CAIRO, October 23: While peace process in the Middle East is progressing at a snail’s pace, the momentum of people-to-people contact between Jews and Muslims seems to be growing, with even the religious rank and file bitten by the “dialogue” bug, a prominent Israeli newspaper says.
“Jews are visiting and even sleeping in Israeli Arab villages… Arab and Jewish teenagers are camping together, business people are forming partnerships. The urge to meet and share has come into vogue,” the Jerusalem Post said.
Recently, 40 Jews and Muslims gathered at Yakar in Jerusalem, an orthodox synagogue and study centre, to examine what Islamic and Jewish sources said about women and work.
Working in two groups, they pored the Jewish and Islamic tomes.
"The fact that such a meeting is taking place is unbelievable," one of the participants was quoted as saying by the Jerusalem Post.
The Muslim participants included Israeli Arabs as well as Palestinians, the Jerusalem Post said.
Lina Elmalek, one of the participants said originally Islam “was much more liberal on the subject of women than people think … Mohammed’s first wife asked him for his hand in marriage. His second wife was a political leader. These are interesting things that people must know,” she said.
Dvora Ross, an activist in the Israel Interfaith Association, said “what was good and new about this evening was the opportunity to study together and it was good to hear Muslim women speaking whom we don’t generally get to hear”.

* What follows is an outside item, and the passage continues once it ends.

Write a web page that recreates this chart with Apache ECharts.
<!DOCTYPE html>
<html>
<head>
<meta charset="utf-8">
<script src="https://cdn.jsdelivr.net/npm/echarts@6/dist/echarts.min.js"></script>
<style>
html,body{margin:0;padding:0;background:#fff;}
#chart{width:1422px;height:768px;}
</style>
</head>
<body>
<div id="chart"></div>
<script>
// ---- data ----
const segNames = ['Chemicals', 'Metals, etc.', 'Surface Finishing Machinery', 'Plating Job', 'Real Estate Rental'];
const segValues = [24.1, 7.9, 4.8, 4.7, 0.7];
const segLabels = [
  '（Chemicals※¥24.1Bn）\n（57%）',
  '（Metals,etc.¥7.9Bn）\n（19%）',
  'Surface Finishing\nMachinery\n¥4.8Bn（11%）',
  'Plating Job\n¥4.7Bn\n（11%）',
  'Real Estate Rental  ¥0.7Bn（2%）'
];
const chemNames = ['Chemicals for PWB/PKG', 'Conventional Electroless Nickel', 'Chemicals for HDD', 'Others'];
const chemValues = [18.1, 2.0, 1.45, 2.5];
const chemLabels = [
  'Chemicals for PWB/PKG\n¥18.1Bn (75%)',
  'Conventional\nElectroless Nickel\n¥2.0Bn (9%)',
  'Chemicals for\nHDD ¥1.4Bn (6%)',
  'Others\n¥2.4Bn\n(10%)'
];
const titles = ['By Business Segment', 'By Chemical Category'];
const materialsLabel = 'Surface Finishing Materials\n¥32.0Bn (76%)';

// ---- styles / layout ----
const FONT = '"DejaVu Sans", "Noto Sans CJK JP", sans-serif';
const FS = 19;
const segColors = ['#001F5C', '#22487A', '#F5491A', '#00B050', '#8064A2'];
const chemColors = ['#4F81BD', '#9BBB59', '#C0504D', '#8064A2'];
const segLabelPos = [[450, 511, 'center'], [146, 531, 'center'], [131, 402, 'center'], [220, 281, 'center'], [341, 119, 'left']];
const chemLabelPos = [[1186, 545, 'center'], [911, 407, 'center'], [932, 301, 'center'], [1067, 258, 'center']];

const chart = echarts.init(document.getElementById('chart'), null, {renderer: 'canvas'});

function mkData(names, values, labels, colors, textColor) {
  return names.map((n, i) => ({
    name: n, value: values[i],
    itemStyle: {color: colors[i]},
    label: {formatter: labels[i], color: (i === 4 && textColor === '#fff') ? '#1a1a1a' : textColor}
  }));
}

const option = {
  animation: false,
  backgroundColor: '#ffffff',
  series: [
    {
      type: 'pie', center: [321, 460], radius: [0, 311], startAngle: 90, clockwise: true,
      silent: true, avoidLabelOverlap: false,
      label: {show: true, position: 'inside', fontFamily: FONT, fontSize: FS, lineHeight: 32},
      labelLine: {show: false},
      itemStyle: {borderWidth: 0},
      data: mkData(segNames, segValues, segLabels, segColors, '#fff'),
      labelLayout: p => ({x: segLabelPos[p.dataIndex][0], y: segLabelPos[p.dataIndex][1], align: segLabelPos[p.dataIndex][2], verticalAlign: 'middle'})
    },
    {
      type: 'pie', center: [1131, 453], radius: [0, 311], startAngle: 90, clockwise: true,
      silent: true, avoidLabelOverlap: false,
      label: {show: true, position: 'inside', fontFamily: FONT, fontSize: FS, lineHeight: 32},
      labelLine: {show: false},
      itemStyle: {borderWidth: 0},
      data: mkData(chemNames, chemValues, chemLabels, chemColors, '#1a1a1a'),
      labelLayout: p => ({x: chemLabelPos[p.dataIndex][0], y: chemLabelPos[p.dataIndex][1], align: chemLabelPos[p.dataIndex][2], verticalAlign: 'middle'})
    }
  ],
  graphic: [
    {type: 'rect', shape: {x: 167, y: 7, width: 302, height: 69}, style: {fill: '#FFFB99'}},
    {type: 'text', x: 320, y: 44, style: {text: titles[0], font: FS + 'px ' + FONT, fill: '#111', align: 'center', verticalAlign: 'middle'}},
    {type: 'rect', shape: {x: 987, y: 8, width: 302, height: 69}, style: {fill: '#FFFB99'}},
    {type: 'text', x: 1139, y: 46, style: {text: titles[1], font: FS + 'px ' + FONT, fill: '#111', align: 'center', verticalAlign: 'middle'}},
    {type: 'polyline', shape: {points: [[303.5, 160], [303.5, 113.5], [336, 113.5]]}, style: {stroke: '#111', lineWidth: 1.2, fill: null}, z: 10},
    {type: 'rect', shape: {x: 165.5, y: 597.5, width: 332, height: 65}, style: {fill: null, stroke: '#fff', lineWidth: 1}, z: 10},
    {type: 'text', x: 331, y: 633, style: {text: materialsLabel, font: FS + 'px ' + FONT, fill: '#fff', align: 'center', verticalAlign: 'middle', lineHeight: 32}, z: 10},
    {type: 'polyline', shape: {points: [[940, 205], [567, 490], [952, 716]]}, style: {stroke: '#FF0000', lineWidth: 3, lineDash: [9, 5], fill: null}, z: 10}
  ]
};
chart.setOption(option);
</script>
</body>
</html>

The founder of Yakar, Rabbi Dr Mickey Rosen, said he specifically wanted to bring Jews and Arabs together to discuss something other than politics. “We found, women have much more in common with each other than they do with men, and this is also true across religious and ethnic lines,” the paper quoted him as saying.
The Yakar programme is underwritten by the Abraham Fund, which supports coexistence projects and plans throughout Israel
A Yakar member said that there was no problem in getting Jewish women to participate but the problem was to find religious Muslim women who spoke Hebrew or English and were willing to go over to West Jerusalem.
“Religious Muslim women are part of a culture in which husbands don’t want them to go out by themselves, certainly not at night and certainly not to West Jerusalem,” one of the Yakar members said.